Final proof that the human disaster at Andersonville was virtually 100% the fault of the Lincoln Administration comes from statements by Confederate Col. Ould who was in charge of arranging prisoner exchanges and Union Assistant Secretary of War in the Lincoln Administration Charles A. Dana. Col. Ould is quoted as saying “My government instructs me to waive all formalities in this matter of exchange. I need not try to conceal from you that we cannot feed and provide for the prisoners in our hands. We cannot half feed or clothe them. You have closed our ports till we cannot get medical stores for them. You will not send us quinine and other medicines, even for their exclusive use. They are suffering greatly and the mortality is excessive. I tell you all this plainly, and still you refuse to exchange. What does your government demand? Name your own conditions and I have authority to accept them.
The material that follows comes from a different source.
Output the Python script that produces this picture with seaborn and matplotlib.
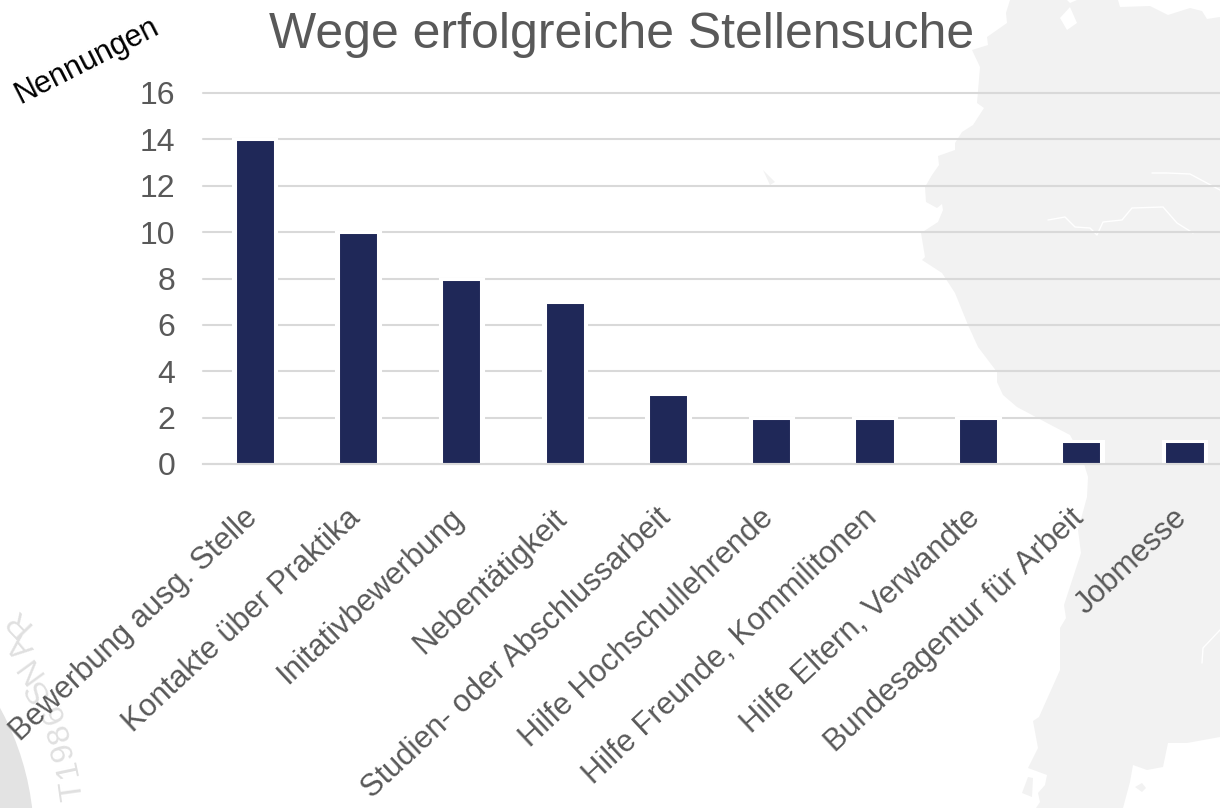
import matplotlib
matplotlib.use("Agg")
import matplotlib.pyplot as plt
import numpy as np
import pandas as pd
import seaborn as sns
from matplotlib.patches import Polygon, Wedge
from matplotlib.transforms import ScaledTranslation

# ── DATA ─────────────────────────────────────────────────────────────────────
categories = [
    "Bewerbung ausg. Stelle", "Kontakte über Praktika", "Initativbewerbung",
    "Nebentätigkeit", "Studien- oder Abschlussarbeit", "Hilfe Hochschullehrende",
    "Hilfe Freunde, Kommilitonen", "Hilfe Eltern, Verwandte",
    "Bundesagentur für Arbeit", "Jobmesse",
]
nennungen = [14, 10, 8, 7, 3, 2, 2, 2, 1, 1]
y_ticks = [0, 2, 4, 6, 8, 10, 12, 14, 16]

# background map outline in pixels (faint decoration behind the chart)
MAP_OUTLINE = [
    (1010, 0), (1006, 13), (1007, 23), (987, 37), (988, 45), (972, 50), (980, 67),
    (977, 103), (984, 108), (973, 125), (962, 132), (955, 143), (955, 150), (938, 156),
    (939, 165), (932, 175), (925, 187), (926, 202), (937, 208), (942, 204), (943, 210),
    (938, 222), (921, 233), (925, 257), (922, 260), (942, 273), (955, 293), (968, 325),
    (978, 347), (997, 372), (997, 382), (1003, 395), (1017, 407), (1047, 423), (1070, 435),
    (1082, 457), (1088, 477), (1087, 497), (1078, 530), (1081, 553), (1064, 605), (1066, 618),
    (1060, 628), (1060, 670), (1039, 717), (1033, 721), (1038, 748), (1028, 768), (1047, 775),
    (1045, 785), (1038, 793), (1040, 802), (1036, 808), (1123, 808), (1130, 782), (1133, 765),
    (1147, 770), (1163, 767), (1168, 743), (1187, 743), (1220, 737), (1220, 17), (1207, 19),
    (1202, 11), (1190, 8), (1168, 15), (1150, 6), (1120, 7), (1118, 0), (1077, 0), (1070, 3),
    (1067, 0),
]
MAP_ISLANDS = [
    [(1028, 777), (1022, 793), (1032, 797), (1033, 778)],
    [(1135, 787), (1142, 783), (1146, 788), (1142, 792)],
    [(763, 170), (775, 182), (770, 185)],
]
MAP_LAKE = [(1060, 18), (1070, 7), (1077, 23), (1067, 30)]
MAP_RIVERS = [
    [(1152, 173), (1167, 173), (1190, 174), (1220, 190)],
    [(1048, 220), (1065, 217), (1075, 227), (1090, 228), (1097, 235), (1103, 222),
     (1122, 220), (1132, 208), (1163, 207), (1177, 223), (1193, 233)],
    [(1220, 630), (1203, 648), (1202, 663)],
]
# stamp letters: character, x, y, rotation
STAMP_LETTERS = [
    ("T", 73, 790, 98), ("1", 68, 768, 102), ("9", 63, 751, 106), ("8", 60, 732, 110),
    ("6", 54, 713, 114), ("S", 38, 690, 120), ("N", 30, 668, 126), ("A", 22, 645, 130),
    ("R", 18, 621, 134),
]

W, H = 1220, 808
TEXT_GREY = "#595959"
GRID_GREY = "#d9d9d9"
BAR_BLUE = "#1f2858"
MAP_GREY = "#f2f2f2"

sns.set_theme(style="white")
plt.rcParams["font.family"] = ["Liberation Sans", "DejaVu Sans"]

fig = plt.figure(figsize=(W / 100, H / 100), dpi=100)

# ── BACKGROUND ───────────────────────────────────────────────────────────────
bg = fig.add_axes([0, 0, 1, 1], zorder=0)
bg.set_xlim(0, W)
bg.set_ylim(H, 0)
bg.axis("off")
bg.add_patch(Polygon(MAP_OUTLINE, closed=True, fc=MAP_GREY, ec="none"))
for island in MAP_ISLANDS:
    bg.add_patch(Polygon(island, closed=True, fc=MAP_GREY, ec="none"))
bg.add_patch(Polygon(MAP_LAKE, closed=True, fc="white", ec="none"))
for river in MAP_RIVERS:
    xs, ys = zip(*river)
    bg.plot(xs, ys, color="white", lw=1.0)

# stamp in the lower left corner
bg.add_patch(Wedge((-240, 840), 274, 270, 360, width=40, fc="#e3e3e3", ec="none"))
for ch, x, y, rot in STAMP_LETTERS:
    bg.text(x, y, ch, fontsize=23, color="#e0e0e0", rotation=rot,
            ha="center", va="center", rotation_mode="anchor")

# ── CHART ────────────────────────────────────────────────────────────────────
ax = fig.add_axes([203 / W, 1 - 464 / H, 1033.3 / W, (464 - 93) / H], zorder=1)
ax.patch.set_alpha(0)

df = pd.DataFrame({"weg": categories, "nennungen": nennungen})
ax.yaxis.grid(True, color=GRID_GREY, lw=1.5, clip_on=False)
ax.set_axisbelow(True)

# white halo behind the bars, then the bars themselves
sns.barplot(data=df, x="weg", y="nennungen", ax=ax, color="white", saturation=1,
            width=0.42, edgecolor="white", linewidth=2.2, zorder=2)
sns.barplot(data=df, x="weg", y="nennungen", ax=ax, color=BAR_BLUE, saturation=1,
            width=0.39, edgecolor="white", linewidth=2.2, zorder=3)

ax.set_xlim(-0.5, len(categories) - 0.5)
ax.set_ylim(0, 16)
ax.set_yticks(y_ticks)
ax.set_xlabel("")
ax.set_ylabel("")

for side in ["top", "right", "left"]:
    ax.spines[side].set_visible(False)
ax.spines["bottom"].set_color(GRID_GREY)
ax.spines["bottom"].set_linewidth(1.5)
ax.spines["bottom"].set_zorder(4)

ax.set_xticks(np.arange(len(categories)))
ax.set_xticklabels(categories, rotation=43, ha="right", va="top",
                   rotation_mode="anchor", fontsize=22.2, color=TEXT_GREY)
ax.set_xticks(np.arange(len(categories) + 1) - 0.5, minor=True)
ax.tick_params(axis="x", which="major", length=0, pad=28)
ax.tick_params(axis="x", which="minor", length=7, width=1.5, color=GRID_GREY)
ax.tick_params(axis="y", length=0, pad=20, labelsize=23, labelcolor=TEXT_GREY)

# labels sit a bit left of the tick centres
shift = ScaledTranslation(-12 / 100, 0, fig.dpi_scale_trans)
for label in ax.get_xticklabels():
    label.set_transform(label.get_transform() + shift)

fig.text(622 / W, 1 - 35 / H, "Wege erfolgreiche Stellensuche", fontsize=36,
         color=TEXT_GREY, ha="center", va="center")
fig.text(87 / W, 1 - 61 / H, "Nennungen", fontsize=22, color="black", rotation=27,
         ha="center", va="center", rotation_mode="anchor")

fig.savefig("out.png", dpi=100)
YOU ARE SILENT!  GREAT GOD, CAN IT BE THAT YOU PEOPLE ARE MONSTERS? If you will not exchange, I will give you your men for nothing. I will deliver ten thousand Union POW’s at Wilmington. I will deliver five thousand here. Come and get them. If your government is so damnably dishonest to want them for nothing, you shall have them. You can at least feed them and we cannot.”

Post-War in the New York Sun Newspaper Dana wrote “CSA authorities and especially Jefferson Davis ought not to be held responsible for Andersonville. We were responsible ourselves for the continued detention of our captives in misery, starvation and sickness in the South”.
  
In 1906 former Confederate General Stephen D. Lee charged the Sons of Confederate Veterans (SCV) organization with the duty to defend the honor of the South and the Confederate Soldier:

“To you, Sons of Confederate Veterans, we will commit the vindication of the Cause for which we fought.  To your strength will be given the defense of the Confederate soldier's good name, the guardianship of his history, the emulation of his virtues, the perpetuation of those principles which he loved and which you love also, and those ideals which made him glorious and which you also cherish. Remember, it is your duty to see that the true history of the South is presented to future generations.”

James W. King is commander of Albany Camp 141 Lt. Col. Thomas M. Nelson-Nelson's Rangers of the Sons of the Confederate Veterans organization and assists the Americus SCV camp in promoting the annual Wirz memorial service at Andersonville Georgia.